“We cannot let violence overcome nonviolence.”
Those words spoken by Diane Nash, who then was a 23 year old student at Fisk University, still echos today and without diminishment. Nash originally made her statement in a sober resolve as she explained to a government official that the Freedom Riders traveling from Nashville to Birmingham would not be turning back.
Whatever the prejudice, whatever the “anti” expression, experience, or exposure WE CANNOT LET VIOLENCE OVERCOME NONVIOLENCE.
The issue at hand is freedom and freedom for all, but it is so much more than being free of restraint. It is about autonomy — for every individual and for our community. It is respecting the rights and the responsibilities that ever individual has been apportioned. It is supporting self-reflection, self-evaluation, and self-determination.
Resiliency for an individual recovering from trauma requires integration of all parts of the brain and the body, then the individual can begin enjoying the security and support that come integrative relationships.

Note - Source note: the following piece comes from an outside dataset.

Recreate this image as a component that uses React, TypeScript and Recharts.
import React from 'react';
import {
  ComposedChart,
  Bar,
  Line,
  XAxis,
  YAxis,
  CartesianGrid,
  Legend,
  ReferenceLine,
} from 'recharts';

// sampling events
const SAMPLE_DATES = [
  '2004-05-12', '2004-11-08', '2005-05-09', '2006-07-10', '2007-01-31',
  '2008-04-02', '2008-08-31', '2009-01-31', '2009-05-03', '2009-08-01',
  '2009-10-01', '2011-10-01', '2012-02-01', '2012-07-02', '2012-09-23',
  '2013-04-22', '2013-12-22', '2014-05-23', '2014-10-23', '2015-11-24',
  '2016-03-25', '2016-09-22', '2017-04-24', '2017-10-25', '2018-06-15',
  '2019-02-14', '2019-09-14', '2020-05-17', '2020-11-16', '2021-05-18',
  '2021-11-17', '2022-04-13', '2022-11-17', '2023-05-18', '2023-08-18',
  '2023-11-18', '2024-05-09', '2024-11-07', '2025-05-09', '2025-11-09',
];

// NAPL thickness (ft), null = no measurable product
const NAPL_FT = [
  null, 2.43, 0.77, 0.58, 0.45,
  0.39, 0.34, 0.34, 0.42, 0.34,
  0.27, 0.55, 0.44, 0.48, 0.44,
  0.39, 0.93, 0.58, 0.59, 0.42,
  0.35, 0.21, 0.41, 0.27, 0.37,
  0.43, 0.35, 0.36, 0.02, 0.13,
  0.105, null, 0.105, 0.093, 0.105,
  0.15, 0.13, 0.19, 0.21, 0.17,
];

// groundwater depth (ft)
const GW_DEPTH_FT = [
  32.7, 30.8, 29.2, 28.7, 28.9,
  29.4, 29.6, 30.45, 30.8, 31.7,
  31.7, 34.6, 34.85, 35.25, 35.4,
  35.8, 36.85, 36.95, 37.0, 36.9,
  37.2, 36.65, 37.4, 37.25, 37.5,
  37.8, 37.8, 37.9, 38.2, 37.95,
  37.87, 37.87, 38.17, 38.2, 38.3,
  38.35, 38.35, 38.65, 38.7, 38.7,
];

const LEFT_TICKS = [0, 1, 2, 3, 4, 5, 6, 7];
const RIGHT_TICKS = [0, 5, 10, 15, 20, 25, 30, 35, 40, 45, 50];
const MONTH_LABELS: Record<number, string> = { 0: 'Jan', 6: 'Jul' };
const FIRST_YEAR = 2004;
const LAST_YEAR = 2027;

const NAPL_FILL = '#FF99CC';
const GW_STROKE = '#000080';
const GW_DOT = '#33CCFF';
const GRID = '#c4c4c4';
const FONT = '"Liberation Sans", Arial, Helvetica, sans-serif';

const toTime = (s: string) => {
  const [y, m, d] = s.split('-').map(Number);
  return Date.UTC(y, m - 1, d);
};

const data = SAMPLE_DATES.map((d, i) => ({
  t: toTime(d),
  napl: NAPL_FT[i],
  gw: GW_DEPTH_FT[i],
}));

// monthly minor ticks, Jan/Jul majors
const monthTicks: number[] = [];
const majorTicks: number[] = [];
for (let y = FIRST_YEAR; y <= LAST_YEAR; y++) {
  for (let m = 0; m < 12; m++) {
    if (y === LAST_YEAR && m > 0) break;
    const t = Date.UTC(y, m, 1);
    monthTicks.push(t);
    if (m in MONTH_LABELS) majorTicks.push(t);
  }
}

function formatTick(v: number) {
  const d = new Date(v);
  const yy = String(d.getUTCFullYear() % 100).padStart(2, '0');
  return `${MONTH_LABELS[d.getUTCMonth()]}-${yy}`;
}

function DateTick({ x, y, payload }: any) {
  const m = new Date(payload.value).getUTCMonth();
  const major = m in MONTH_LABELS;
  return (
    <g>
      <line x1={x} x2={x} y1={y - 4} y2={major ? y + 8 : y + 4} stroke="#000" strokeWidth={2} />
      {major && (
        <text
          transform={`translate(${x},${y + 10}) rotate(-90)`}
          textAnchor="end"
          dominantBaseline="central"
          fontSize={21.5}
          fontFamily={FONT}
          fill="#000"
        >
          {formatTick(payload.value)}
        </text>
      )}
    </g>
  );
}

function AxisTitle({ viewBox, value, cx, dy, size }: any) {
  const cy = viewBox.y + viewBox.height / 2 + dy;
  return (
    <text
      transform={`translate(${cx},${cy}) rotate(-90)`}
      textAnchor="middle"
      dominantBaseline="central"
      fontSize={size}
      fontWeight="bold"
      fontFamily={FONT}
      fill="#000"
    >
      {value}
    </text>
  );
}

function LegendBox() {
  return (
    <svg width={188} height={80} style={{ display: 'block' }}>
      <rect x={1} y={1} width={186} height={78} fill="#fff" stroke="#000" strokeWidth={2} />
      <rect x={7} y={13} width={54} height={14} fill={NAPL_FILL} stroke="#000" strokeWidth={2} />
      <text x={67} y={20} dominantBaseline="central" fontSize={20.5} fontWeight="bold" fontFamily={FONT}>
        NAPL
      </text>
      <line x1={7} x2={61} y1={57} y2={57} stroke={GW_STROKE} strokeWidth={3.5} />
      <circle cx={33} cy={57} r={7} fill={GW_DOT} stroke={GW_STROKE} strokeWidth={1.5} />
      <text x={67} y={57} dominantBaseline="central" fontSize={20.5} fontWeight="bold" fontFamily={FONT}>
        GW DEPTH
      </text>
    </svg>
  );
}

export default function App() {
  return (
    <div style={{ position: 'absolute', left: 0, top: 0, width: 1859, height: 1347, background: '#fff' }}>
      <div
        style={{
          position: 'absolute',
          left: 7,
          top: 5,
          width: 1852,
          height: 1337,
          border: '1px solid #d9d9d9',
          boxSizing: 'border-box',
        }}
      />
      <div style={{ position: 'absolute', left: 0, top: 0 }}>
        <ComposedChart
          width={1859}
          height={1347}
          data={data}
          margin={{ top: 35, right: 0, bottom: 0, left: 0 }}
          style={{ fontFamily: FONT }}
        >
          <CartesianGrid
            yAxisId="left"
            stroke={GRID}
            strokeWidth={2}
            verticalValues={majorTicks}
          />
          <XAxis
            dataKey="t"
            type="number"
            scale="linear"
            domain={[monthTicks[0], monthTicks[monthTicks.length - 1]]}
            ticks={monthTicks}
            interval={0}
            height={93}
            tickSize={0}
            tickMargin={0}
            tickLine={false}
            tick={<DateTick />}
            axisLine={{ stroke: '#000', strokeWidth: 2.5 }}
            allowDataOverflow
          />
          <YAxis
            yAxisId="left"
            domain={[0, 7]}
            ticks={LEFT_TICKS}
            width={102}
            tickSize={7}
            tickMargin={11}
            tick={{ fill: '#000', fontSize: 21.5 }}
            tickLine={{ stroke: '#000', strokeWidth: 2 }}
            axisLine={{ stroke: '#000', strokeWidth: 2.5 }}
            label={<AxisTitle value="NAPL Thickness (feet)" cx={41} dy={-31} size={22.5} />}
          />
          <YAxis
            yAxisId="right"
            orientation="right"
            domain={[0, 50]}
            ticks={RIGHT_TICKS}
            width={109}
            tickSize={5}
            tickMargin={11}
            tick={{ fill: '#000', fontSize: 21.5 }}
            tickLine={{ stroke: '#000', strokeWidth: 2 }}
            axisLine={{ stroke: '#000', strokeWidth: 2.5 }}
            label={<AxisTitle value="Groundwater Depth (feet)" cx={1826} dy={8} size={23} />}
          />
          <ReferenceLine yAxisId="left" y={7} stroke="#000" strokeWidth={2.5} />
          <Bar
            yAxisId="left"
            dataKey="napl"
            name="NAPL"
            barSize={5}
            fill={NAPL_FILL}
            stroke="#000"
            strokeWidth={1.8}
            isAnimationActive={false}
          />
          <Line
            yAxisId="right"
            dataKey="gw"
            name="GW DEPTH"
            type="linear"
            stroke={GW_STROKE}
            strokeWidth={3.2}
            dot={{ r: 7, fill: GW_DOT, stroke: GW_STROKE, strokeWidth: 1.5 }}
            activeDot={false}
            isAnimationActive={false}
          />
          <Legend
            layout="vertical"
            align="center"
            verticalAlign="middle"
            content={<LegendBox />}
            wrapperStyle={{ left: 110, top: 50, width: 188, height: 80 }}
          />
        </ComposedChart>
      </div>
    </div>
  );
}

It works the same in reverse.
Resiliency for a community recovering from generations of trauma and toxic stresses requires integration of all of its members (a community’s brain trust), then the community can begin enjoying the security and support from each individual.
Without each other we are not whole.
As members of our shared community, we cannot let violence overcome nonviolence; we cannot let chaos overcome order; we cannot let reactive interests overcome responsive intentions; we cannot let former trespasses overcome future trust and transparency. You and I cannot let discord — whatever it’s label or legislative spin — overcome harmony.
My 60 years have taught me this. I define myself. No one else. I can be the me I choose to be.
I am defined by my character of being human with other human beings.
I am defined by the caliber of my intentionality to improve my intelligence and integrity.
I am defined by the complexion of my level of transparency and my living in trust.
To be autonomous is to be strong, as Diane Nash and all of the Freedom Riders showed us, as shown by anyone who has humbly stood to make a stand for what is right, just, and good.
In strength, courage flourishes and fear is foiled. To say “I shall not be moved,” means “I will not turn back.”